Affiche de l’exposition Taima/Tarratuutiq
Haut : Lizzie Amittu, Masque 02 (2023), Acrylique sur masque de carton, 21,7 x 17 x 11 cm, École Iguarsivik, Puvirnituq, Nunavik. Photo : Nathalie Claude.
Bas : Alfred Pellan, Masque 60 (1971), Acrylique sur masque de plastique, 21,7 x 17 x 11 cm, Collection du Musée national des beaux-arts du Québec (2011.439) © Succession Alfred Pellan / CARCC Ottawa 2023. Photo : MNBAQ

Dix créations collectives sont exposées à l’intérieur de l’école et sur les murs des bâtiments publics du village de Puvirnituq (centre communautaire, hôpital, centre de maternité), sous forme de grands formats photographiques.

L’exposition Taima/Tarratuutiq montre comment les élèves ont utilisé leur créativité pour sensibiliser les communautés du Sud et du Nord aux enjeux environ­nementaux du Nunavik et pour encourager l’action.
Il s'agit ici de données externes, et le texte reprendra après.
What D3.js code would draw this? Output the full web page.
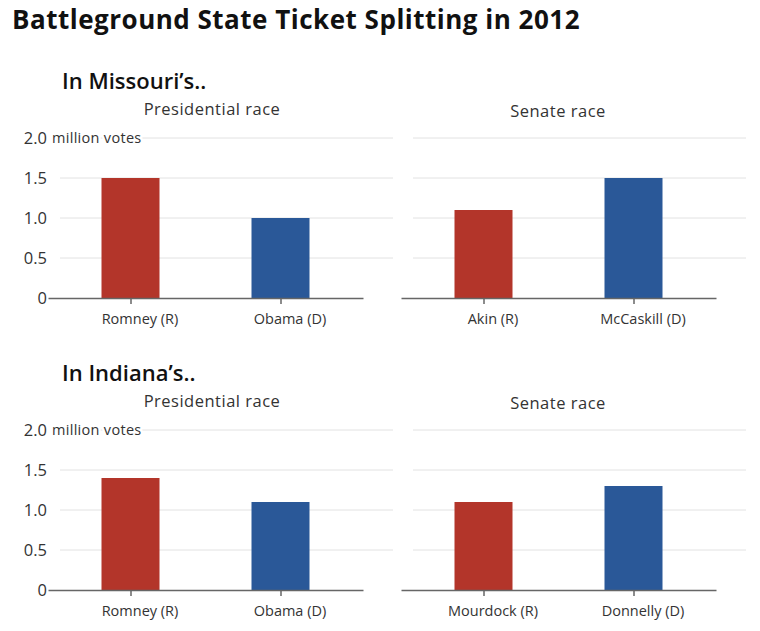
<!DOCTYPE html>
<html>
<head>
<meta charset="utf-8">
<script src="https://cdn.jsdelivr.net/npm/d3@7"></script>
<style>
  body { margin: 0; background: #fff; }
  text { font-family: "Open Sans", "Noto Sans", sans-serif; fill: #222; }
</style>
</head>
<body>
<svg id="chart" width="760" height="631"></svg>
<script>
// Chart values
const stateTitles = ["In Missouri\u2019s..", "In Indiana\u2019s.."];
const raceTitles = ["Presidential race", "Senate race"];
const missouriCandidates = [["Romney (R)", "Obama (D)"], ["Akin (R)", "McCaskill (D)"]];
const missouriVotes = [[1.5, 1.0], [1.1, 1.5]];
const indianaCandidates = [["Romney (R)", "Obama (D)"], ["Mourdock (R)", "Donnelly (D)"]];
const indianaVotes = [[1.4, 1.1], [1.1, 1.3]];
const parties = ["R", "D"];
const yTicks = [0, 0.5, 1.0, 1.5, 2.0];

const partyColor = { R: "#b3352a", D: "#2a5898" };
const font = "'Open Sans', 'Noto Sans', sans-serif";

const svg = d3.select("#chart");

svg.append("text")
  .attr("x", 12).attr("y", 29)
  .style("font-size", "26px").style("font-weight", 700).style("fill", "#111")
  .style("letter-spacing", "0.5px")
  .text("Battleground State Ticket Splitting in 2012");

const states = [
  { title: stateTitles[0], candidates: missouriCandidates, votes: missouriVotes, top: 0 },
  { title: stateTitles[1], candidates: indianaCandidates, votes: indianaVotes, top: 292 }
];

states.forEach(st => {
  const g = svg.append("g").attr("transform", `translate(0,${st.top})`);

  g.append("text")
    .attr("x", 62).attr("y", 89)
    .style("font-size", "22px").style("font-weight", 600).style("fill", "#111")
    .text(st.title);

  const y = d3.scaleLinear().domain([0, 2]).range([298, 138]);

  raceTitles.forEach((race, i) => {
    const off = i * 353;
    const pg = g.append("g").attr("transform", `translate(${off},0)`);

    pg.append("text")
      .attr("x", i === 0 ? 212 : 205).attr("y", i === 0 ? 115 : 117)
      .attr("text-anchor", "middle")
      .style("font-size", "16.5px").style("letter-spacing", "0.5px").style("fill", "#333")
      .text(race);

    // gridlines
    pg.append("g").selectAll("line")
      .data(yTicks.filter(d => d > 0))
      .join("line")
      .attr("x1", 60).attr("x2", 393)
      .attr("y1", d => y(d)).attr("y2", d => y(d))
      .attr("stroke", "#e2e2e2").attr("stroke-width", 1);

    const x = d3.scalePoint()
      .domain(st.candidates[i])
      .range([48, 363])
      .padding(0.55);

    pg.selectAll("rect")
      .data(st.candidates[i].map((c, j) => ({ c, v: st.votes[i][j], p: parties[j] })))
      .join("rect")
      .attr("x", d => x(d.c) - 29)
      .attr("width", 58)
      .attr("y", d => y(d.v))
      .attr("height", d => y(0) - y(d.v))
      .attr("fill", d => partyColor[d.p]);

    const xAxis = pg.append("g")
      .attr("transform", `translate(0,${y(0)})`)
      .call(d3.axisBottom(x).tickSize(6).tickSizeOuter(0).tickPadding(10));
    xAxis.select(".domain").attr("stroke", "#666").attr("stroke-width", 1.5);
    xAxis.selectAll(".tick line").attr("stroke", "#666").attr("stroke-width", 1.5);
    xAxis.selectAll(".tick text")
      .attr("dx", 9)
      .style("font-family", font)
      .style("font-size", "14.5px").style("fill", "#333");

    if (i === 0) {
      const yAxis = pg.append("g")
        .attr("transform", "translate(47,0)")
        .call(d3.axisLeft(y).tickValues(yTicks).tickSize(0).tickPadding(0)
          .tickFormat(d => d === 0 ? "0" : d3.format(".1f")(d)));
      yAxis.select(".domain").remove();
      yAxis.selectAll(".tick text")
        .style("font-family", font)
        .style("font-size", "16.5px").style("fill", "#333");

      pg.append("text")
        .attr("x", 52).attr("y", y(2)).attr("dy", "0.35em")
        .style("font-size", "14.5px").style("letter-spacing", "0.3px").style("fill", "#333")
        .attr("stroke", "#fff").attr("stroke-width", 5)
        .attr("paint-order", "stroke")
        .text("million votes");
    }
  });
});
</script>
</body>
</html>
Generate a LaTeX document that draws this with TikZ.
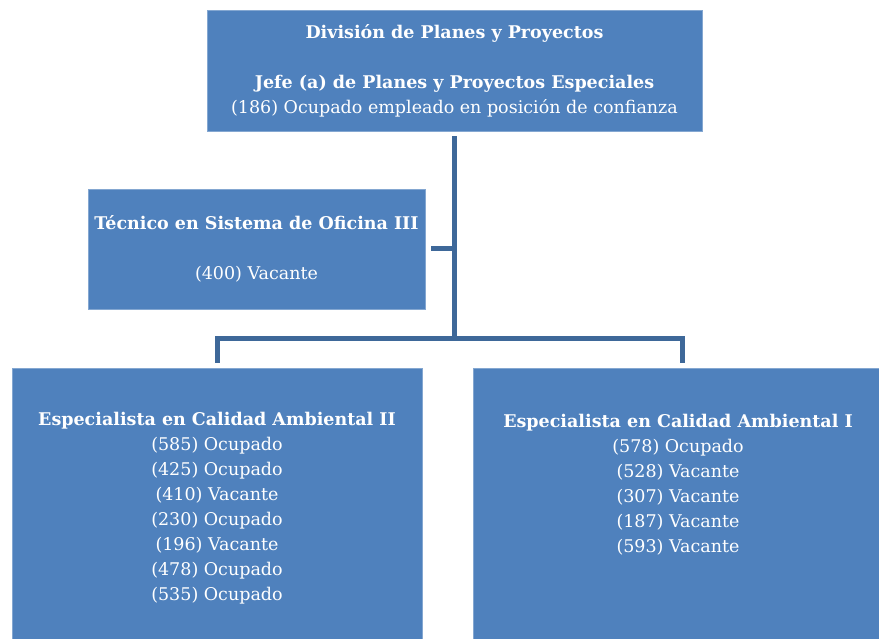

Aux interprétations que font les élèves des créations des artistes, on ajoute des informations scientifiques afin d’aider les diverses communautés à comprendre les liens entre la science et les arts.

Proposé par le MNBAQ et pensé avec et pour la communauté inuite, le projet Taima/Tarratuutiq (dont le second terme signifie « miroir » en inuktitut) vise à développer le leadership des jeunes Inuits tout en leur offrant une tribune, au Nord comme au Sud, qui leur permet d’inciter leur communauté à réfléchir collectivement à certains enjeux en utilisant l’art comme outil d’engagement.

Une exposition itinérante financée par la Commission scolaire Kativik Ilisarniliriniq traversera plusieurs villages du Nunavik (Ivujivik, Salluit, Kangiqsualujjuaq, Kuujjuaq) au cours de l’automne 2023. En 2024, en grande première au Sud, le MNBAQ présentera à son tour les créations, ainsi qu’une œuvre immersive sur le thème de l’humain et de l’environnement financée par l’organisme ESUMA.

Taima/Tarratuutiq a été présentée pour la première fois en mai 2023 grâce à la nouvelle Chaire de recherche en économie créative et mieux-être, axe Arts et santé, financée par le Fonds de recherche du Québec — Société et culture (FRQSC), et fera l’objet de deux études, l’une menée par la Chaire et l’autre par le groupe de recherche et réflexion Collections et impératif événementiel / The Convulsive Collections (CIÉCO).

De plus, le projet se retrouvera sur la plateforme numérique L’art dans ma classe (MNBAQ), fréquentée par des milliers d’enseignants canadiens. Les représentantes du projet, Sophie Lessard-Latendresse et Justine Boulanger, donneront conjointement une conférence sur le sujet lors du prochain congrès des arts de l’AQÉSAP, qui aura lieu en novembre 2023 à Québec. 


La mission de l’Association québécoise des enseignantes et enseignants spécialisés en arts plastiques est de promouvoir et de défendre la qualité de l’enseignement des arts, de stimuler la recherche et de favoriser le partage d’expériences pédagogiques.